The same mechanism that makes the expert faster also makes the expert louder about patterns that may not be there. If your attentional system has been pre-configured to anticipate certain signal categories, it will surface candidate patterns proactively — including from noise that happens to loosely resemble those signal categories. The prediction fires before the evidence fully warrants it. The brain has already committed resources.

This is not a metaphor for apophenia. This is the mechanism of it.

What's particularly worth sitting with is that the expert's false positive doesn't feel like a guess. It feels like recognition. The same architectural efficiency that flags real signal also flags the phantom, and both arrive at consciousness with similar phenomenological weight — the sense of noticing something. The novice, laboriously counting frequencies by hand, has no such pre-loaded prediction firing. Their false positive rate may actually be lower in certain conditions because they haven't yet built the anticipation engine that generates premature commitment.

The Zodiac community is a living demonstration of this dynamic at scale. The people most likely to find new "layers" in Z340 are also the people most trained to find them — and the training is not separable from the tendency. As David Oranchak's eventual solution of Z340 showed, the genuine structure was there, embedded in a transposition that had evaded detection for fifty years precisely because solver attention kept being drawn toward frequency analysis rather than positional relationships. The experts were fast and often wrong in the same direction, because their attentional systems had been trained on substitution ciphers, not transpositions.

Training Artifact or Selection Effect?

This brings me to the question I find myself unable to fully resolve.

Is the elevated apophenia rate in cipher communities a training artifact — something expertise does to an otherwise typical brain — or a selection effect, where the people who enter and remain in cipher communities are already running hotter on the pattern-detection sensitivity axis?

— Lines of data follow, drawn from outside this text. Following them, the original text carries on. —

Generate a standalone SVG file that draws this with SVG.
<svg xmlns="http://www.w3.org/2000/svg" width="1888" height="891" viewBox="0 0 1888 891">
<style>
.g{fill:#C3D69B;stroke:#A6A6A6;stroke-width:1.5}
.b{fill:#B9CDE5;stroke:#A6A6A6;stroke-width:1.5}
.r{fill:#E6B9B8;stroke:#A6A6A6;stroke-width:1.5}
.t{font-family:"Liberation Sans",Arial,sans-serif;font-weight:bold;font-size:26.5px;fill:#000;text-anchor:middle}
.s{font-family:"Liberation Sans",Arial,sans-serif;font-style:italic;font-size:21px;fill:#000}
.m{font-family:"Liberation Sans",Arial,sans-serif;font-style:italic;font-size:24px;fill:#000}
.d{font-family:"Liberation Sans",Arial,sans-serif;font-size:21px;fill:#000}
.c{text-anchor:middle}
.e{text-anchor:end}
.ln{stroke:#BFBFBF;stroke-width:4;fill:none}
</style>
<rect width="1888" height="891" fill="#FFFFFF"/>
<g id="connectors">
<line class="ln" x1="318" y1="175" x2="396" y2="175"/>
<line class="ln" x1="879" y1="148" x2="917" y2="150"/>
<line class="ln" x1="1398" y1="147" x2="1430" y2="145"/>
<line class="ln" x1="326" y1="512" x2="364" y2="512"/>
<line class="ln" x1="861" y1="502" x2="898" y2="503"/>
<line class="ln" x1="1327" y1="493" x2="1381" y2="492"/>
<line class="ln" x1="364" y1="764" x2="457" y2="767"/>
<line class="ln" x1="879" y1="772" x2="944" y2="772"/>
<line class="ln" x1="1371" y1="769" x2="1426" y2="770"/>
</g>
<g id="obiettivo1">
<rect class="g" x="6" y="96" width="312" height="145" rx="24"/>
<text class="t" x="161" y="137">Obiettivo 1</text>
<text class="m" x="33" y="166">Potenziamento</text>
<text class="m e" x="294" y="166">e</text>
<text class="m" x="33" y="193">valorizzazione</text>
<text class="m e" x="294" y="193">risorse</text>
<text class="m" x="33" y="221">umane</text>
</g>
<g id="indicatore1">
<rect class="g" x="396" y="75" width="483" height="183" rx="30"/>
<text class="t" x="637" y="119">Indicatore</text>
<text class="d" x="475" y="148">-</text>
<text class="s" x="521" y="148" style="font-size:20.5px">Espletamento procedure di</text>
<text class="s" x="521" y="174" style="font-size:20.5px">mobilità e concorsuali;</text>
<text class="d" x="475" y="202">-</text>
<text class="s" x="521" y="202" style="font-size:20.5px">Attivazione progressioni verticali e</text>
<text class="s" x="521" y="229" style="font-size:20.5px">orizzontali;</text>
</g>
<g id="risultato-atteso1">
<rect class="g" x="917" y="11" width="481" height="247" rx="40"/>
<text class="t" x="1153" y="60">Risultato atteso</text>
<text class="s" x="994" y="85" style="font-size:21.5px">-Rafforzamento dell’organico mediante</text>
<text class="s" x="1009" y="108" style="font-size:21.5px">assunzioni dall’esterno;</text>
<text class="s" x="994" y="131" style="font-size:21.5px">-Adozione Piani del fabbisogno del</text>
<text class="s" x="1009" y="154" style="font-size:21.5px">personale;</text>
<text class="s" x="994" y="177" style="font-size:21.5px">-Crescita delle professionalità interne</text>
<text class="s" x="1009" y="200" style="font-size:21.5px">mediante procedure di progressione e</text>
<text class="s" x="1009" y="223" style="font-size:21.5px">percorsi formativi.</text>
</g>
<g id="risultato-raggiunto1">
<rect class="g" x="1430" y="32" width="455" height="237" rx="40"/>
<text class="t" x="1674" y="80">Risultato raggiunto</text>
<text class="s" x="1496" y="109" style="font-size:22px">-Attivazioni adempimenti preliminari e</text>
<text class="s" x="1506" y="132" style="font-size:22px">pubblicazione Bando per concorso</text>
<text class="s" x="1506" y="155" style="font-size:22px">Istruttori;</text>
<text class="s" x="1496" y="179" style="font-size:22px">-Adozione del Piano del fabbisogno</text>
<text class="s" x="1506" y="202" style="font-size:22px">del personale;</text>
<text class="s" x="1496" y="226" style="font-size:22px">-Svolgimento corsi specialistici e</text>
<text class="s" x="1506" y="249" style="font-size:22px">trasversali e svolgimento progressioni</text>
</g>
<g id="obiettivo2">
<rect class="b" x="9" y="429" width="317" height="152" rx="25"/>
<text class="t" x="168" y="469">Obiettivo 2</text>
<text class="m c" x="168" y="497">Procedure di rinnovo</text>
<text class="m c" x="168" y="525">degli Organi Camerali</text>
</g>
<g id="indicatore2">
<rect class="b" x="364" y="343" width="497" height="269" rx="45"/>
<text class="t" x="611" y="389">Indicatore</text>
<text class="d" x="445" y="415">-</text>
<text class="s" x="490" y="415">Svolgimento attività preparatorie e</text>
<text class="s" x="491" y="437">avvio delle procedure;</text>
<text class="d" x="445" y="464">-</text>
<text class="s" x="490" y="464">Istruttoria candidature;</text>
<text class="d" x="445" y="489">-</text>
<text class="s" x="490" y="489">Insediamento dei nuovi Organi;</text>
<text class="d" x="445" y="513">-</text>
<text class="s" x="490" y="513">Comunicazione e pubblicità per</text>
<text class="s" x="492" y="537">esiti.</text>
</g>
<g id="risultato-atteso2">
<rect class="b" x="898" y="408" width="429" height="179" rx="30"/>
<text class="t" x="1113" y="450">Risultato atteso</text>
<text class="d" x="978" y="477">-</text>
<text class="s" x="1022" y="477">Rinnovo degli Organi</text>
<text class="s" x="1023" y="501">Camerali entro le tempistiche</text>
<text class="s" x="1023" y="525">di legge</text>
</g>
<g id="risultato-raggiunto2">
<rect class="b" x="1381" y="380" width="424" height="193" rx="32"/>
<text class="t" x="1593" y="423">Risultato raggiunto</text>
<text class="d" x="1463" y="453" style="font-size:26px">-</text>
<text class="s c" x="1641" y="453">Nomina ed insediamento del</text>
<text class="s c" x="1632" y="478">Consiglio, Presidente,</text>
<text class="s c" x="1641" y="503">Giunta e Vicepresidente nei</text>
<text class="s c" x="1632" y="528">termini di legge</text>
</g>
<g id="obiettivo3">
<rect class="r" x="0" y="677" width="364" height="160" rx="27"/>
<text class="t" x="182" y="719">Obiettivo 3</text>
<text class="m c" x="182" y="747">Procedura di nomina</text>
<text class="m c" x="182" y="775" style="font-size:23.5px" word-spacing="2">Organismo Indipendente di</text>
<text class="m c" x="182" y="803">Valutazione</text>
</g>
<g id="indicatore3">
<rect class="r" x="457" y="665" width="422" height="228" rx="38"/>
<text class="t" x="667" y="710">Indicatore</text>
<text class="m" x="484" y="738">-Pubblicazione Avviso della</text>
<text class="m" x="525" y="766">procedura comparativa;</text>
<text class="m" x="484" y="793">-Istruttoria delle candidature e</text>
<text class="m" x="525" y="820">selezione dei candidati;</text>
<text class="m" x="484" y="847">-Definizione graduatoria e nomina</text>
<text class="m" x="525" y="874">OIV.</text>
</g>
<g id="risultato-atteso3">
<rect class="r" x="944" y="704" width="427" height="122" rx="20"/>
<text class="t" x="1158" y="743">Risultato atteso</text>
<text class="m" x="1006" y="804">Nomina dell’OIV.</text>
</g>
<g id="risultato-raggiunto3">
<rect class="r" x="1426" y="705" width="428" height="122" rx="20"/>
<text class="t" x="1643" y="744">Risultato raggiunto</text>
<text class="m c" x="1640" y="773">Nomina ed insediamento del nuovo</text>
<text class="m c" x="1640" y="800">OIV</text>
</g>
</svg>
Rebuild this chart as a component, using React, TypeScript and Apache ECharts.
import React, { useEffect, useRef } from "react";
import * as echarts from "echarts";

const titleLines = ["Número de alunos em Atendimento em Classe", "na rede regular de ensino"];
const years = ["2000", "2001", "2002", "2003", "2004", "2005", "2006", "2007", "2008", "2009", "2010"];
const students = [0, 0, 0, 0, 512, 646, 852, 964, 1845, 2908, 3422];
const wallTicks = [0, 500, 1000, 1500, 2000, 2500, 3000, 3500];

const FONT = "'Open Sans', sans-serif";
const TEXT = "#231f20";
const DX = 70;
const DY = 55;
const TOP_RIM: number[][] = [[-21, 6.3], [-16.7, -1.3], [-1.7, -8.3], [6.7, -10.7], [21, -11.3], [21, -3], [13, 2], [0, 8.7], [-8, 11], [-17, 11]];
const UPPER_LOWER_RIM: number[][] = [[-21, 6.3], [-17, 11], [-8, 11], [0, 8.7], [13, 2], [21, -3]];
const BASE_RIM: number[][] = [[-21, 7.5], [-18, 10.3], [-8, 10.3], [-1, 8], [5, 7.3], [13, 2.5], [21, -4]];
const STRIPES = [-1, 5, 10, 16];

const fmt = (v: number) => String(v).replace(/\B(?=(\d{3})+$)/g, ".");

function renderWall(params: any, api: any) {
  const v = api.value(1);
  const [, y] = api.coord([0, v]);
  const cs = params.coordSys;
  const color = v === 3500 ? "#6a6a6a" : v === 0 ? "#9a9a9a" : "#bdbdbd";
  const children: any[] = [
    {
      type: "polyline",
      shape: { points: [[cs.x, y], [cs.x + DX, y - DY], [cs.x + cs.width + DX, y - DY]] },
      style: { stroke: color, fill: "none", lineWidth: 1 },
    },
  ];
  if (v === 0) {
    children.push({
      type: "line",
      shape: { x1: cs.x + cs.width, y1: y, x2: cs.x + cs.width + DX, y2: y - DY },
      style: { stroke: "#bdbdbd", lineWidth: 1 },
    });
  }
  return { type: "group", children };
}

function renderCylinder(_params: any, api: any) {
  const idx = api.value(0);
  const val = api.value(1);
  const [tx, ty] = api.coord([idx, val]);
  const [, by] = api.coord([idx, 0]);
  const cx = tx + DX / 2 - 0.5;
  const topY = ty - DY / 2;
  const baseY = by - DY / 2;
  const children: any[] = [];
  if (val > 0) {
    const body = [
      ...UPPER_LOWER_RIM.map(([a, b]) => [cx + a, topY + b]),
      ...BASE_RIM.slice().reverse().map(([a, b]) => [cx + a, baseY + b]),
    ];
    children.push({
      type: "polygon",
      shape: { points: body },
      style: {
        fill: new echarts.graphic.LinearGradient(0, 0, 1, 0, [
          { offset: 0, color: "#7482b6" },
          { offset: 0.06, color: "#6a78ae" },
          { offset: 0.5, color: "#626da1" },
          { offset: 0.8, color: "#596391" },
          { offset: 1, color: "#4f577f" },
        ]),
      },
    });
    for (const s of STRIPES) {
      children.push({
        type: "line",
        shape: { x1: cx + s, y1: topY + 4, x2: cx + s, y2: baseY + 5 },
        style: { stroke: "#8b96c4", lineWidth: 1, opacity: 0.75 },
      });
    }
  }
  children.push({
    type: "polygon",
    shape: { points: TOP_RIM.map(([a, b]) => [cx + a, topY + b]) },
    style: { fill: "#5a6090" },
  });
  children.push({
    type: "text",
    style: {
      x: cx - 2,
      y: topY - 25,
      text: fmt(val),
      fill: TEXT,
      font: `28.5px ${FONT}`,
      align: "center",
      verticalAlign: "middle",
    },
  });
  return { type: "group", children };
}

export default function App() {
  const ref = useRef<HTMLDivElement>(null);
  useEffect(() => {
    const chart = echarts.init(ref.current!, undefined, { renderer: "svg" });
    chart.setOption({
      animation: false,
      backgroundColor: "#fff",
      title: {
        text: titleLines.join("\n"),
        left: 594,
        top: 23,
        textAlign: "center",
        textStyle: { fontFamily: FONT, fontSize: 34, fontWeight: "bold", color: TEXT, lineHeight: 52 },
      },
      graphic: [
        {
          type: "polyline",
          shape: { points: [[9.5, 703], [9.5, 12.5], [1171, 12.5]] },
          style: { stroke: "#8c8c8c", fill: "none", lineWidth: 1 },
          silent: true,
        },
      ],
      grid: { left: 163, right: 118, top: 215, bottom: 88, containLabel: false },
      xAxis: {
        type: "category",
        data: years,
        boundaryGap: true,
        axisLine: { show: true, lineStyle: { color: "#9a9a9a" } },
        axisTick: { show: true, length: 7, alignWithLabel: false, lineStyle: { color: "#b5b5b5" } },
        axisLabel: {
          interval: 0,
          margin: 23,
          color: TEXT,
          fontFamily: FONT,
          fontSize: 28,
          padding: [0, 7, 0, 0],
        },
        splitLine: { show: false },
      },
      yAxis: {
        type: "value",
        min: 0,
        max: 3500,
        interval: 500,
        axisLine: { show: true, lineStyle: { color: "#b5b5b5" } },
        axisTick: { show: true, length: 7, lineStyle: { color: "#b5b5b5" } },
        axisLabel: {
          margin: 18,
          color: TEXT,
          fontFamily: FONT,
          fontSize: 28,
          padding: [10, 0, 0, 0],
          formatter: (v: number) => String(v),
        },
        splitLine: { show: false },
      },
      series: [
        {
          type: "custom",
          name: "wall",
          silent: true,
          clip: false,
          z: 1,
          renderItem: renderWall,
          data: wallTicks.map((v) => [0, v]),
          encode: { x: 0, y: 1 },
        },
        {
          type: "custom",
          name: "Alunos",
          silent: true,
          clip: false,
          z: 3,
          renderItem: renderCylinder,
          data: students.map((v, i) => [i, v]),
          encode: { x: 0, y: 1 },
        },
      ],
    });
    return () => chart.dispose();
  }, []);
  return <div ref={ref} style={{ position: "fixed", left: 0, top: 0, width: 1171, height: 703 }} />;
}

The salience research suggests the training mechanism is real and produces measurable architectural change. Learning genuinely restructures attentional priority in ways that increase both true positives and false positives. But it's equally plausible that people with naturally elevated pattern-detection sensitivity — people for whom the anticipation engine was already calibrated toward high sensitivity before training — are disproportionately attracted to cipher communities in the first place. They find the activity rewarding precisely because their architecture is already configured that way.

My reading of the evidence is that both are operating simultaneously and are probably not separable in practice. The selection effect populates cipher communities with brains already running high on anticipatory pattern-detection. The training intensifies and specializes it. The result is a community that is genuinely better at finding signal in noise and genuinely more prone to false positives than any other population — not despite the same underlying mechanism, but because of it.

The cipher community isn't broken. It's what a population of highly trained, high-sensitivity pattern recognizers looks like when they point their architecture at ambiguous problems for years.

The question that remains genuinely open to me: if you could train an expert to hold their proactive predictions in suspension longer before committing — to run the anticipation engine without immediately flagging the output — would you get better cipher-solvers, or just slower ones?